What the fuck am I going to do with six pizzas? They’re not going to make me any happier. I’m certainly not going to forget this happened (twenty five free pizzas probably would have helped). I’m taking my case all the way to the highest court in the land: the Yum! Brands food court. I’m not literally talking about a food-court like they have in large shopping malls, but a court of law that is presided over by top level executives at Yum! Brands. I’ve already e-mailed them the same letter I posted here yesterday. I’m going to state and restate my case before those assholes until somebody listens and gives me the God damned respect that I deserve. I will not go gentle in that good night. I will Rage, rage against Pizza Hut for as long as it takes. Until either they’ve offered me a cash settlement (I’m fucking poor guys, what do you expect?) or twenty five free pizzas. I’d also take free P’zones for life. Actually, if they offered me free P’zones for life I’d give them the free six pizzas back. I’m that nice of a guy.
June 2nd, 2008
Hey, don’t complain! In England a simple pizza from Pizza Hut is about $30. I’d kill for a free one. Also, “customer service” here is basically non-existent.

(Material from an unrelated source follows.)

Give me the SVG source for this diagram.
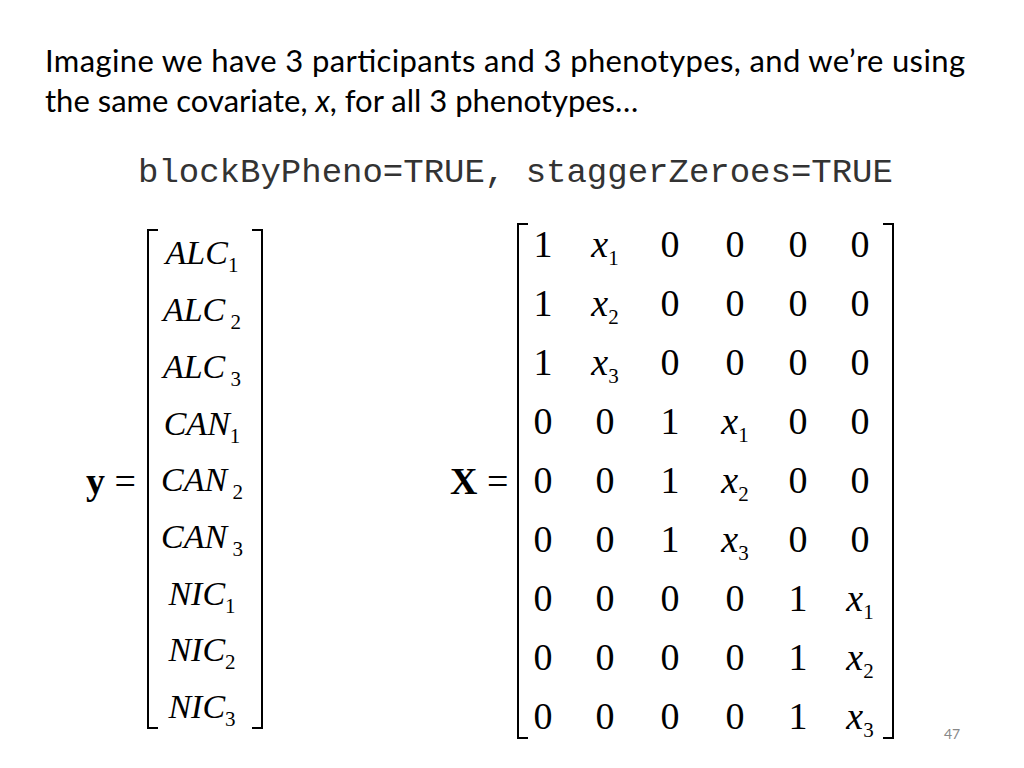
<svg xmlns="http://www.w3.org/2000/svg" width="1024" height="768" viewBox="0 0 1024 768">
<style>
.t{font-family:Lato,"Open Sans",sans-serif;font-size:31px;fill:#000}
.c{font-family:"Liberation Mono",monospace;font-size:34px;fill:#333}
.m{font-family:"Liberation Serif",serif;font-size:38px;fill:#000}
.v{font-size:34px}
.i{font-style:italic}
.s{font-size:21px;font-style:normal}
.b{fill:none;stroke:#000;stroke-width:2}
</style>
<rect width="1024" height="768" fill="#fff"/>
<text class="t" x="45" y="72" textLength="920">Imagine we have 3 participants and 3 phenotypes, and we’re using</text>
<text class="t" x="45" y="112">the same covariate, <tspan font-style="italic">x</tspan>, for all 3 phenotypes…</text>
<text class="c" x="138" y="182">blockByPheno=TRUE, staggerZeroes=TRUE</text>
<g id="y">
<text class="m" x="86" y="494"><tspan font-weight="bold">y</tspan> =</text>
<path class="b" d="M158,230 H148 V728 H158 M252,230 H262 V728 H252"/>
<g class="m v" text-anchor="middle">
<text x="202" y="264"><tspan class="i">ALC</tspan><tspan class="s" dy="8">1</tspan></text>
<text x="202" y="321"><tspan class="i">ALC</tspan><tspan class="s" dy="8"> 2</tspan></text>
<text x="202" y="378"><tspan class="i">ALC</tspan><tspan class="s" dy="8"> 3</tspan></text>
<text x="202" y="435"><tspan class="i">CAN</tspan><tspan class="s" dy="8">1</tspan></text>
<text x="202" y="491"><tspan class="i">CAN</tspan><tspan class="s" dy="8"> 2</tspan></text>
<text x="202" y="548"><tspan class="i">CAN</tspan><tspan class="s" dy="8"> 3</tspan></text>
<text x="202" y="605"><tspan class="i">NIC</tspan><tspan class="s" dy="8">1</tspan></text>
<text x="202" y="661"><tspan class="i">NIC</tspan><tspan class="s" dy="8">2</tspan></text>
<text x="202" y="718"><tspan class="i">NIC</tspan><tspan class="s" dy="8">3</tspan></text>
</g>
</g>
<g id="X">
<text class="m" x="450" y="494"><tspan font-weight="bold">X</tspan> =</text>
<path class="b" d="M528,224 H518 V738 H528 M883,224 H893 V738 H883"/>
<g class="m" text-anchor="middle">
<text x="543" y="257">1</text><text x="605" y="257"><tspan class="i">x</tspan><tspan class="s" dy="8">1</tspan></text><text x="670" y="257">0</text><text x="735" y="257">0</text><text x="798" y="257">0</text><text x="860" y="257">0</text>
<text x="543" y="316">1</text><text x="605" y="316"><tspan class="i">x</tspan><tspan class="s" dy="8">2</tspan></text><text x="670" y="316">0</text><text x="735" y="316">0</text><text x="798" y="316">0</text><text x="860" y="316">0</text>
<text x="543" y="375">1</text><text x="605" y="375"><tspan class="i">x</tspan><tspan class="s" dy="8">3</tspan></text><text x="670" y="375">0</text><text x="735" y="375">0</text><text x="798" y="375">0</text><text x="860" y="375">0</text>
<text x="543" y="434">0</text><text x="605" y="434">0</text><text x="670" y="434">1</text><text x="735" y="434"><tspan class="i">x</tspan><tspan class="s" dy="8">1</tspan></text><text x="798" y="434">0</text><text x="860" y="434">0</text>
<text x="543" y="493">0</text><text x="605" y="493">0</text><text x="670" y="493">1</text><text x="735" y="493"><tspan class="i">x</tspan><tspan class="s" dy="8">2</tspan></text><text x="798" y="493">0</text><text x="860" y="493">0</text>
<text x="543" y="552">0</text><text x="605" y="552">0</text><text x="670" y="552">1</text><text x="735" y="552"><tspan class="i">x</tspan><tspan class="s" dy="8">3</tspan></text><text x="798" y="552">0</text><text x="860" y="552">0</text>
<text x="543" y="611">0</text><text x="605" y="611">0</text><text x="670" y="611">0</text><text x="735" y="611">0</text><text x="798" y="611">1</text><text x="860" y="611"><tspan class="i">x</tspan><tspan class="s" dy="8">1</tspan></text>
<text x="543" y="670">0</text><text x="605" y="670">0</text><text x="670" y="670">0</text><text x="735" y="670">0</text><text x="798" y="670">1</text><text x="860" y="670"><tspan class="i">x</tspan><tspan class="s" dy="8">2</tspan></text>
<text x="543" y="729">0</text><text x="605" y="729">0</text><text x="670" y="729">0</text><text x="735" y="729">0</text><text x="798" y="729">1</text><text x="860" y="729"><tspan class="i">x</tspan><tspan class="s" dy="8">3</tspan></text>
</g>
</g>
<text x="944" y="739" font-family="Lato,sans-serif" font-size="14" fill="#888">47</text>
</svg>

And thanks for the music, too. I’ve been waiting months for someone to post some of this to add to my measly collection of two (much loved) songs. :)
October 31st, 2009
I used to work at Pizza Hut, and I tell ya this is a complete shame. I was proud to work there, we worked so hard for our customers. Our managers were the coolest! No matter what the problem was (cause yes, sometimes we made honest mistakes), they would always give out free pizzas, and would never once argue.

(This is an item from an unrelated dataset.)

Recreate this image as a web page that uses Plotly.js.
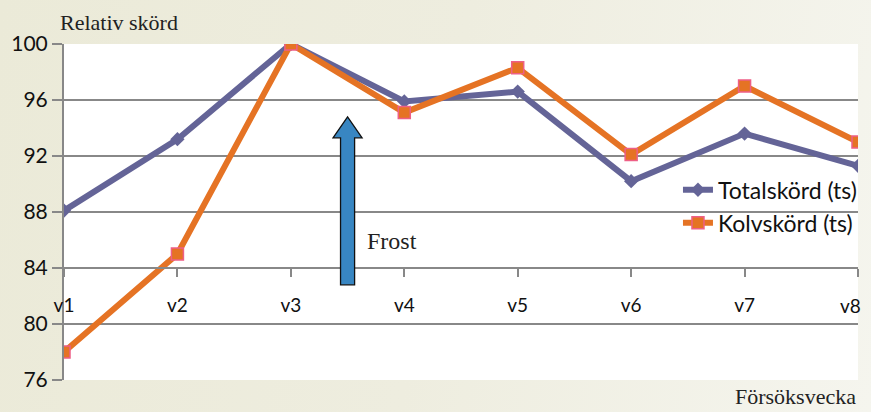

For example, let’s say you walk in and simply just did not like the way your pizza tasted. Our managers wouldn’t even ask why, they would immediately apologize, and ask what would’ve made the pizza better. And once they receive this “special order”, they tell us to drop what we are doing and make this pizza, and it’s given to them for FREE! I couldn’t believe how caring they were. They went deeper to care for someone than they were paid to do, and that’s something I will carry with me my whole life.
Anyway, so that was 10 years ago, and I work as an IT guy now, and sometimes I go to Pizza Hut in person just to see how things are running. I would say about 8/10 Pizza Hut’s I run into are just as curteous, but unfortunately I have seen a couple that are just as bad as you have described, and that’s a darn shame. I mean, you can just tell by the way they make the pizza. It MUST be perfect!!
My advice, is to try another Pizza Hut. And you will KNOW if you found the right one, if you order a large pepperoni, and it has EXACTLY 90 pizzas, and it’s completely symetrical. This is the way large pepps are SUPPOSED to be made (then again, it’s been 10 years, it might’ve changed). If you find a pie like this, NEVER LEAVE THAT PIZZA HUT! That’s how you can tell if they actualy care about how they make it.
Yes, i coun’t the pepperonis everytime, hehe.